• **Exercise**
Give the data below again exactly as it stands. Omit the pictures.

--- Begin Recorded information ---

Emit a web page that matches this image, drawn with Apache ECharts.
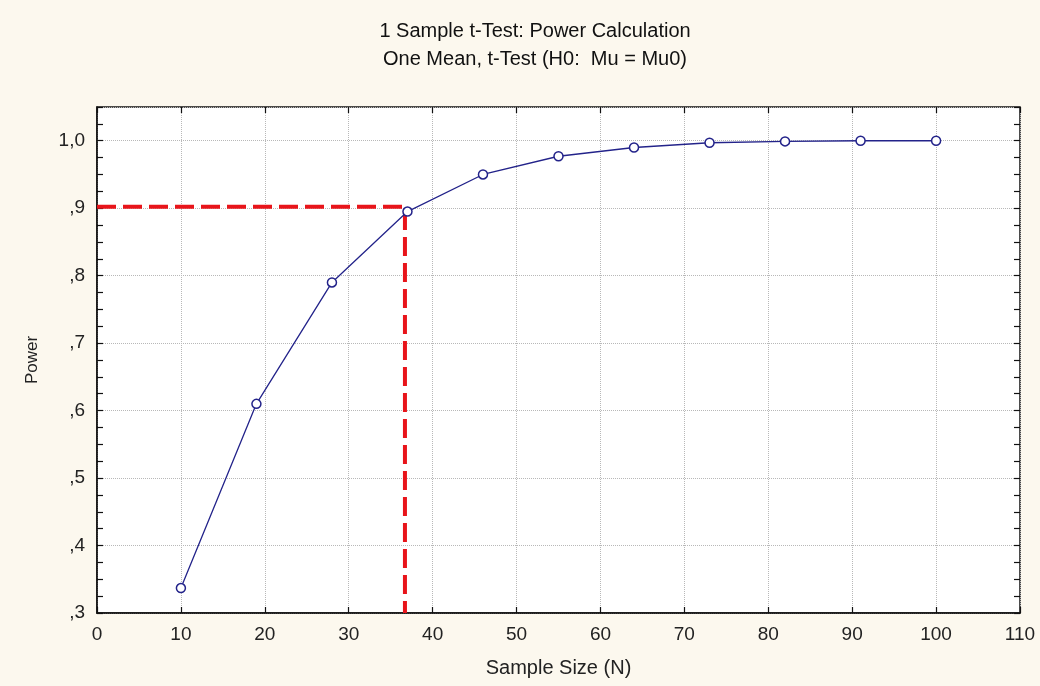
<!DOCTYPE html>
<html>
<head>
<meta charset="utf-8">
<script src="https://cdn.jsdelivr.net/npm/echarts@6/dist/echarts.min.js"></script>
<style>
html,body{margin:0;padding:0;background:#fcf8ee;}
#c{width:1040px;height:686px;}
</style>
</head>
<body>
<div id="c"></div>
<script>
const sampleSizes = [10, 19, 28, 37, 46, 55, 64, 73, 82, 91, 100];
const powerValues = [0.337, 0.610, 0.790, 0.895, 0.950, 0.977, 0.990, 0.997, 0.999, 1.0, 1.0];
const targetPower = 0.902;
const targetN = 36.7;
const xTicks = [0, 10, 20, 30, 40, 50, 60, 70, 80, 90, 100, 110];
const yTickLabels = [',3', ',4', ',5', ',6', ',7', ',8', ',9', '1,0'];

const FONT = '"Liberation Sans", Arial, sans-serif';
const chart = echarts.init(document.getElementById('c'), null, {renderer: 'canvas'});

const yLabelFor = v => {
  const idx = Math.round((v - 0.3) * 10);
  return yTickLabels[idx] !== undefined ? yTickLabels[idx] : '';
};

chart.setOption({
  backgroundColor: '#fcf8ee',
  animation: false,
  title: [
    {text: '1 Sample t-Test: Power Calculation', left: 530, top: 16, textAlign: 'center',
     textStyle: {fontFamily: FONT, fontSize: 20, fontWeight: 'normal', color: '#111'}},
    {text: 'One Mean, t-Test (H0:  Mu = Mu0)', left: 530, top: 44, textAlign: 'center',
     textStyle: {fontFamily: FONT, fontSize: 20, fontWeight: 'normal', color: '#111'}}
  ],
  grid: {left: 97, right: 20, top: 107, bottom: 73, show: true, backgroundColor: '#ffffff',
         borderColor: '#111', borderWidth: 1.5, containLabel: false},
  xAxis: [
    {type: 'value', min: xTicks[0], max: xTicks[xTicks.length - 1], interval: 10, position: 'bottom',
     name: 'Sample Size (N)', nameLocation: 'middle', nameGap: 45,
     nameTextStyle: {fontFamily: FONT, fontSize: 20, color: '#222'},
     axisLine: {show: true, lineStyle: {color: '#111', width: 1.5}},
     axisTick: {show: true, inside: true, length: 6, lineStyle: {color: '#111', width: 1.2}},
     axisLabel: {fontFamily: FONT, fontSize: 19, color: '#222', margin: 12},
     splitLine: {show: true, lineStyle: {color: '#b8b8b8', type: 'dotted', width: 1}}},
    {type: 'value', min: xTicks[0], max: xTicks[xTicks.length - 1], interval: 10, position: 'top',
     axisLine: {show: false},
     axisTick: {show: true, inside: true, length: 6, lineStyle: {color: '#111', width: 1.2}},
     axisLabel: {show: false}, splitLine: {show: false}}
  ],
  yAxis: [
    {type: 'value', min: 0.3, max: 1.05, interval: 0.1, position: 'left',
     name: 'Power', nameLocation: 'middle', nameGap: 56, nameRotate: 90,
     nameTextStyle: {fontFamily: FONT, fontSize: 17, color: '#222'},
     axisLine: {show: true, lineStyle: {color: '#111', width: 1.5}},
     axisTick: {show: false},
     axisLabel: {fontFamily: FONT, fontSize: 19, color: '#222', margin: 12, showMaxLabel: false,
                 formatter: yLabelFor},
     splitLine: {show: true, lineStyle: {color: '#b8b8b8', type: 'dotted', width: 1}}},
    {type: 'value', min: 0.3, max: 1.05, interval: 0.025, position: 'left',
     axisLine: {show: false},
     axisTick: {show: true, inside: true, length: 6, lineStyle: {color: '#111', width: 1.2}},
     axisLabel: {show: false}, splitLine: {show: false}},
    {type: 'value', min: 0.3, max: 1.05, interval: 0.025, position: 'right',
     axisLine: {show: false},
     axisTick: {show: true, inside: true, length: 6, lineStyle: {color: '#111', width: 1.2}},
     axisLabel: {show: false}, splitLine: {show: false}}
  ],
  series: [
    {type: 'line', xAxisIndex: 0, yAxisIndex: 0, silent: true, symbol: 'none', z: 3,
     data: [[xTicks[0], targetPower], [targetN, targetPower], [targetN, 0.3]],
     lineStyle: {color: '#e8141a', width: 4, type: [19, 7]}},
    {type: 'line', xAxisIndex: 0, yAxisIndex: 0, z: 5,
     data: sampleSizes.map((n, i) => [n, powerValues[i]]),
     symbol: 'circle', symbolSize: 9,
     lineStyle: {color: '#23238a', width: 1.3},
     itemStyle: {color: '#ffffff', borderColor: '#23238a', borderWidth: 1.5}}
  ]
});
</script>
</body>
</html>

--- End Recorded information ---

• **Written answer**
Emit a web page that matches this image, drawn with Apache ECharts.
<!DOCTYPE html>
<html>
<head>
<meta charset="utf-8">
<script src="https://cdn.jsdelivr.net/npm/echarts@6/dist/echarts.min.js"></script>
<style>
html,body{margin:0;padding:0;background:#fcf8ee;}
#c{width:1040px;height:686px;}
</style>
</head>
<body>
<div id="c"></div>
<script>
const sampleSizes = [10, 19, 28, 37, 46, 55, 64, 73, 82, 91, 100];
const powerValues = [0.337, 0.610, 0.790, 0.895, 0.950, 0.977, 0.990, 0.997, 0.999, 1.0, 1.0];
const targetPower = 0.902;
const targetN = 36.7;
const xTicks = [0, 10, 20, 30, 40, 50, 60, 70, 80, 90, 100, 110];
const yTickLabels = [',3', ',4', ',5', ',6', ',7', ',8', ',9', '1,0'];

const FONT = '"Liberation Sans", Arial, sans-serif';
const chart = echarts.init(document.getElementById('c'), null, {renderer: 'canvas'});

const yLabelFor = v => {
  const idx = Math.round((v - 0.3) * 10);
  return yTickLabels[idx] !== undefined ? yTickLabels[idx] : '';
};

chart.setOption({
  backgroundColor: '#fcf8ee',
  animation: false,
  title: [
    {text: '1 Sample t-Test: Power Calculation', left: 530, top: 16, textAlign: 'center',
     textStyle: {fontFamily: FONT, fontSize: 20, fontWeight: 'normal', color: '#111'}},
    {text: 'One Mean, t-Test (H0:  Mu = Mu0)', left: 530, top: 44, textAlign: 'center',
     textStyle: {fontFamily: FONT, fontSize: 20, fontWeight: 'normal', color: '#111'}}
  ],
  grid: {left: 97, right: 20, top: 107, bottom: 73, show: true, backgroundColor: '#ffffff',
         borderColor: '#111', borderWidth: 1.5, containLabel: false},
  xAxis: [
    {type: 'value', min: xTicks[0], max: xTicks[xTicks.length - 1], interval: 10, position: 'bottom',
     name: 'Sample Size (N)', nameLocation: 'middle', nameGap: 45,
     nameTextStyle: {fontFamily: FONT, fontSize: 20, color: '#222'},
     axisLine: {show: true, lineStyle: {color: '#111', width: 1.5}},
     axisTick: {show: true, inside: true, length: 6, lineStyle: {color: '#111', width: 1.2}},
     axisLabel: {fontFamily: FONT, fontSize: 19, color: '#222', margin: 12},
     splitLine: {show: true, lineStyle: {color: '#b8b8b8', type: 'dotted', width: 1}}},
    {type: 'value', min: xTicks[0], max: xTicks[xTicks.length - 1], interval: 10, position: 'top',
     axisLine: {show: false},
     axisTick: {show: true, inside: true, length: 6, lineStyle: {color: '#111', width: 1.2}},
     axisLabel: {show: false}, splitLine: {show: false}}
  ],
  yAxis: [
    {type: 'value', min: 0.3, max: 1.05, interval: 0.1, position: 'left',
     name: 'Power', nameLocation: 'middle', nameGap: 56, nameRotate: 90,
     nameTextStyle: {fontFamily: FONT, fontSize: 17, color: '#222'},
     axisLine: {show: true, lineStyle: {color: '#111', width: 1.5}},
     axisTick: {show: false},
     axisLabel: {fontFamily: FONT, fontSize: 19, color: '#222', margin: 12, showMaxLabel: false,
                 formatter: yLabelFor},
     splitLine: {show: true, lineStyle: {color: '#b8b8b8', type: 'dotted', width: 1}}},
    {type: 'value', min: 0.3, max: 1.05, interval: 0.025, position: 'left',
     axisLine: {show: false},
     axisTick: {show: true, inside: true, length: 6, lineStyle: {color: '#111', width: 1.2}},
     axisLabel: {show: false}, splitLine: {show: false}},
    {type: 'value', min: 0.3, max: 1.05, interval: 0.025, position: 'right',
     axisLine: {show: false},
     axisTick: {show: true, inside: true, length: 6, lineStyle: {color: '#111', width: 1.2}},
     axisLabel: {show: false}, splitLine: {show: false}}
  ],
  series: [
    {type: 'line', xAxisIndex: 0, yAxisIndex: 0, silent: true, symbol: 'none', z: 3,
     data: [[xTicks[0], targetPower], [targetN, targetPower], [targetN, 0.3]],
     lineStyle: {color: '#e8141a', width: 4, type: [19, 7]}},
    {type: 'line', xAxisIndex: 0, yAxisIndex: 0, z: 5,
     data: sampleSizes.map((n, i) => [n, powerValues[i]]),
     symbol: 'circle', symbolSize: 9,
     lineStyle: {color: '#23238a', width: 1.3},
     itemStyle: {color: '#ffffff', borderColor: '#23238a', borderWidth: 1.5}}
  ]
});
</script>
</body>
</html>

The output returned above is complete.